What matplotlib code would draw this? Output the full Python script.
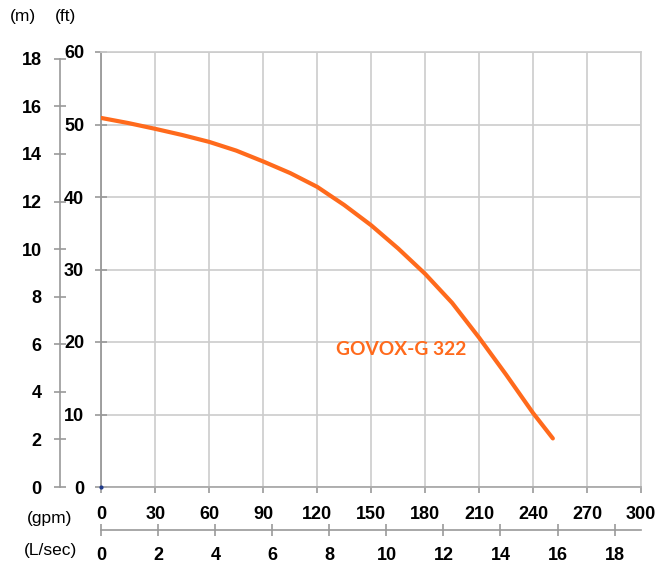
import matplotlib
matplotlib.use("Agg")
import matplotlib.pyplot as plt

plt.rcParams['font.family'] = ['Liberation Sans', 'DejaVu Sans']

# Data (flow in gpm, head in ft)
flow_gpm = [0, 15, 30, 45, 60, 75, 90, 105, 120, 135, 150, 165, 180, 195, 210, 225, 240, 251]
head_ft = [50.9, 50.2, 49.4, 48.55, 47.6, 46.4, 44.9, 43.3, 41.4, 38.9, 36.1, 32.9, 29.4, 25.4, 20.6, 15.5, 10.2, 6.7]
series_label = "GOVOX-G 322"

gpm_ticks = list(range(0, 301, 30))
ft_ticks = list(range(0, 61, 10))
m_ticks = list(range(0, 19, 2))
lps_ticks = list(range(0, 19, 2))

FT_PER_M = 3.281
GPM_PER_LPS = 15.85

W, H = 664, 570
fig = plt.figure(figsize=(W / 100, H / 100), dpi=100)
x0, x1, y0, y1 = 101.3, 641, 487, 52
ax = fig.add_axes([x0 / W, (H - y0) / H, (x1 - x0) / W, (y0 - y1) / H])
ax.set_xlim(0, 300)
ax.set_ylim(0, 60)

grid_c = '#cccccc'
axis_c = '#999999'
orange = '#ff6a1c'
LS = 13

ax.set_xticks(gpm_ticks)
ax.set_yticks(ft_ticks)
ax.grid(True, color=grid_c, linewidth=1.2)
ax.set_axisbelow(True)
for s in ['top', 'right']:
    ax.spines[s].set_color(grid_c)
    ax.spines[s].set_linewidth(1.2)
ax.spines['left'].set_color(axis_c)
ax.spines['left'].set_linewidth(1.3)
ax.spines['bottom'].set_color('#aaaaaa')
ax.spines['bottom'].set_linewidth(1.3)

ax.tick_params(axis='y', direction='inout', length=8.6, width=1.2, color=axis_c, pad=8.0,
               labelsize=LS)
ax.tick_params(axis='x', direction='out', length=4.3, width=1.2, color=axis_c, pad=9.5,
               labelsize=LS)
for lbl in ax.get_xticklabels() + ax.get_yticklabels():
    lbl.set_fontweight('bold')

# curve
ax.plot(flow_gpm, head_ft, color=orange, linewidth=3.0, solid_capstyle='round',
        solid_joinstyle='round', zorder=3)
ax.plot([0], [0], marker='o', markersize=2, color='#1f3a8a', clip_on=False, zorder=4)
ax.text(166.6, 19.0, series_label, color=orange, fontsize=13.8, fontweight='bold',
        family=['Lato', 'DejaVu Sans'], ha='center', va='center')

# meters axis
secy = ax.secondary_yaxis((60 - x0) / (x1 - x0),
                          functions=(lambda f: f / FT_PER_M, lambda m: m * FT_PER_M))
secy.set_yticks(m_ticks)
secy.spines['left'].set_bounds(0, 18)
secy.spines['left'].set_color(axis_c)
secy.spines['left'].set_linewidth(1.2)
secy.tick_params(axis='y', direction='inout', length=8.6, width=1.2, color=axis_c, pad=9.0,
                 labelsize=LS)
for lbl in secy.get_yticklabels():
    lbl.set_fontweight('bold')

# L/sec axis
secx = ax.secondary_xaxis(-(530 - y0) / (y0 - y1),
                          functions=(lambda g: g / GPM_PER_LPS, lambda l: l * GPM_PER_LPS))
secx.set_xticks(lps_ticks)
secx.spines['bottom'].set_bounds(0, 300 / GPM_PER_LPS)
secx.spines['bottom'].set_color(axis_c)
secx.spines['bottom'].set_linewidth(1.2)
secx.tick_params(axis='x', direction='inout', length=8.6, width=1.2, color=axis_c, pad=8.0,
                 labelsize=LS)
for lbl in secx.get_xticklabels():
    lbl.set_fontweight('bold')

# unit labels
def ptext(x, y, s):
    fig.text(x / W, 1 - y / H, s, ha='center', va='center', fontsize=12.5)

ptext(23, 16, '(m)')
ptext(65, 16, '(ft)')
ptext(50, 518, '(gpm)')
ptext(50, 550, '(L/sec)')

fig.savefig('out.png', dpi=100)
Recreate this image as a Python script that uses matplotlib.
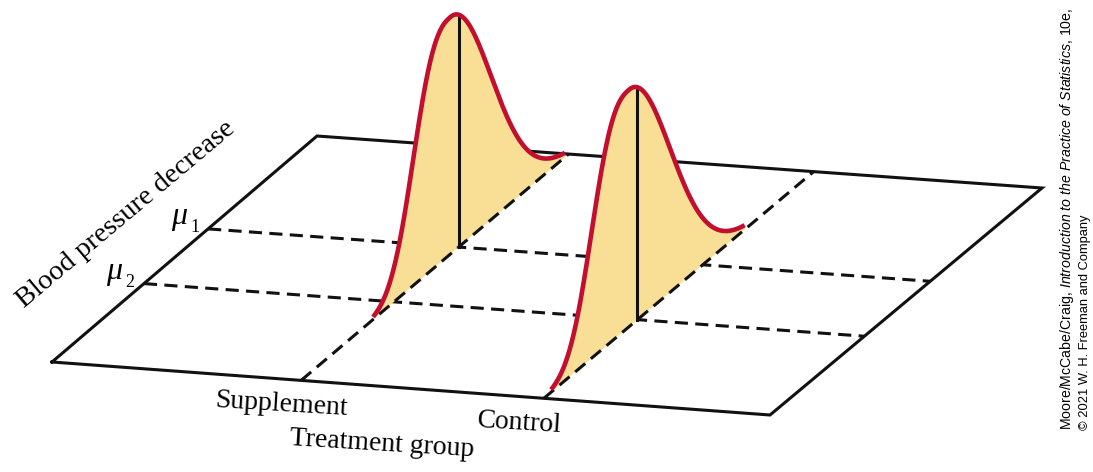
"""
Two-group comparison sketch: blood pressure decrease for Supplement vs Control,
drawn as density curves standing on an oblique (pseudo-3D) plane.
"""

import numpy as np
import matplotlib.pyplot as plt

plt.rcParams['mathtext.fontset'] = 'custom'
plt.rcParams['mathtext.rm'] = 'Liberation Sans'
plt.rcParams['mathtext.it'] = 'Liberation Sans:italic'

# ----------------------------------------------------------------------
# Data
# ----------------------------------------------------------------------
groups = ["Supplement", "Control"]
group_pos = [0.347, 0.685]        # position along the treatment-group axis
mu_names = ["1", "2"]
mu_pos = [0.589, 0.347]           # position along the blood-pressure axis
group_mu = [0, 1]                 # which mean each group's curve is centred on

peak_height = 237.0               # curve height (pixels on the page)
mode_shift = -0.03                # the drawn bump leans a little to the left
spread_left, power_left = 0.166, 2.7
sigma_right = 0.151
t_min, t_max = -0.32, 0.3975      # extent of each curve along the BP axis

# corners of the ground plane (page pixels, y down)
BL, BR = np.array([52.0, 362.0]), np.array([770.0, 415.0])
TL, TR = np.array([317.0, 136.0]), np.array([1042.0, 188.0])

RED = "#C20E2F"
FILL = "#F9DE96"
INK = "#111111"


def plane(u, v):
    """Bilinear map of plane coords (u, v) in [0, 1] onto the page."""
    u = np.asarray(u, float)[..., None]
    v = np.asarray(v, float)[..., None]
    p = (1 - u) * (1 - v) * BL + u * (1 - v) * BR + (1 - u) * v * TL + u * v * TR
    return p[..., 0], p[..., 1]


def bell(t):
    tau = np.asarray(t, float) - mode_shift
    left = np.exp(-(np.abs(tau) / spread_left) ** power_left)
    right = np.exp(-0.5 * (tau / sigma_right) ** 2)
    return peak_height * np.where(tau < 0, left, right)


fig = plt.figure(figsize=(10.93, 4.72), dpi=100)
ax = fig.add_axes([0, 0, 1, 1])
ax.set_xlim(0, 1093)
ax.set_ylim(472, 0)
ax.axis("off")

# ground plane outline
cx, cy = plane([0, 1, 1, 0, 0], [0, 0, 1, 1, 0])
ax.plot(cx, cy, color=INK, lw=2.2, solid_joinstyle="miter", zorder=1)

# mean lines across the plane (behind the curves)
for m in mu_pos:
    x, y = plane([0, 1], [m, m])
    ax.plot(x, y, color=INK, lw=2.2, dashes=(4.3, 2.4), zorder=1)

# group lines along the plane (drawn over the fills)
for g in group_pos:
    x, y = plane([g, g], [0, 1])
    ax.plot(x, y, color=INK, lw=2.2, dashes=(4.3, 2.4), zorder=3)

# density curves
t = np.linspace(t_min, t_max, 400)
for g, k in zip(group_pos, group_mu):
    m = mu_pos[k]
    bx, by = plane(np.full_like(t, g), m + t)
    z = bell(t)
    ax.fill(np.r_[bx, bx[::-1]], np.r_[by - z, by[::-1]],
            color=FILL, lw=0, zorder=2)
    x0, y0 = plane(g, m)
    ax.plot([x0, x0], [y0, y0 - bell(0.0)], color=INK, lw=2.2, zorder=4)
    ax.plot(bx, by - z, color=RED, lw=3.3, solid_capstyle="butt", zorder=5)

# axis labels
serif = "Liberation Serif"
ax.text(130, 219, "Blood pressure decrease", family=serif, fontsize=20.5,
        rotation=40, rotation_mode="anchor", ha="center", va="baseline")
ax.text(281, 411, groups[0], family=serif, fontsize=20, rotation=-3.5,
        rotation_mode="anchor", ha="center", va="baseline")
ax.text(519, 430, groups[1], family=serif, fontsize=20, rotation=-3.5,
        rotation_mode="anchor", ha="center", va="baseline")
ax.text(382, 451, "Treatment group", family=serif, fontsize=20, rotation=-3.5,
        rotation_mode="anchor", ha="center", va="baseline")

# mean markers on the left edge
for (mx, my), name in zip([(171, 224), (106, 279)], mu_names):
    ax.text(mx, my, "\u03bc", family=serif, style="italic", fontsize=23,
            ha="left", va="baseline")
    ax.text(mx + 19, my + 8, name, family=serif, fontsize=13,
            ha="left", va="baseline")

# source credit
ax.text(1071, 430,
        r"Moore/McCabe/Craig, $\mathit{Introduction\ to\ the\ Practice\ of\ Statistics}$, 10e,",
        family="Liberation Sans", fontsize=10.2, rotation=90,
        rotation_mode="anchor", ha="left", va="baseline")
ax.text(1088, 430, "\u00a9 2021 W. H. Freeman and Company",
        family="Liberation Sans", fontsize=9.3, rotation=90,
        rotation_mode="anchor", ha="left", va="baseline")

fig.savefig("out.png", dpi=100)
--------------------
### [WORK INSTRUCTIONS]
Pictures are not part of the copy. Write out only the lines from the one containing "Recreate this image" through the one containing "group_mu = [0, 1]", exactly as they stand, both included.

### [REPLY]
Recreate this image as a Python script that uses matplotlib.
"""
Two-group comparison sketch: blood pressure decrease for Supplement vs Control,
drawn as density curves standing on an oblique (pseudo-3D) plane.
"""

import numpy as np
import matplotlib.pyplot as plt

plt.rcParams['mathtext.fontset'] = 'custom'
plt.rcParams['mathtext.rm'] = 'Liberation Sans'
plt.rcParams['mathtext.it'] = 'Liberation Sans:italic'

# ----------------------------------------------------------------------
# Data
# ----------------------------------------------------------------------
groups = ["Supplement", "Control"]
group_pos = [0.347, 0.685]        # position along the treatment-group axis
mu_names = ["1", "2"]
mu_pos = [0.589, 0.347]           # position along the blood-pressure axis
group_mu = [0, 1]                 # which mean each group's curve is centred on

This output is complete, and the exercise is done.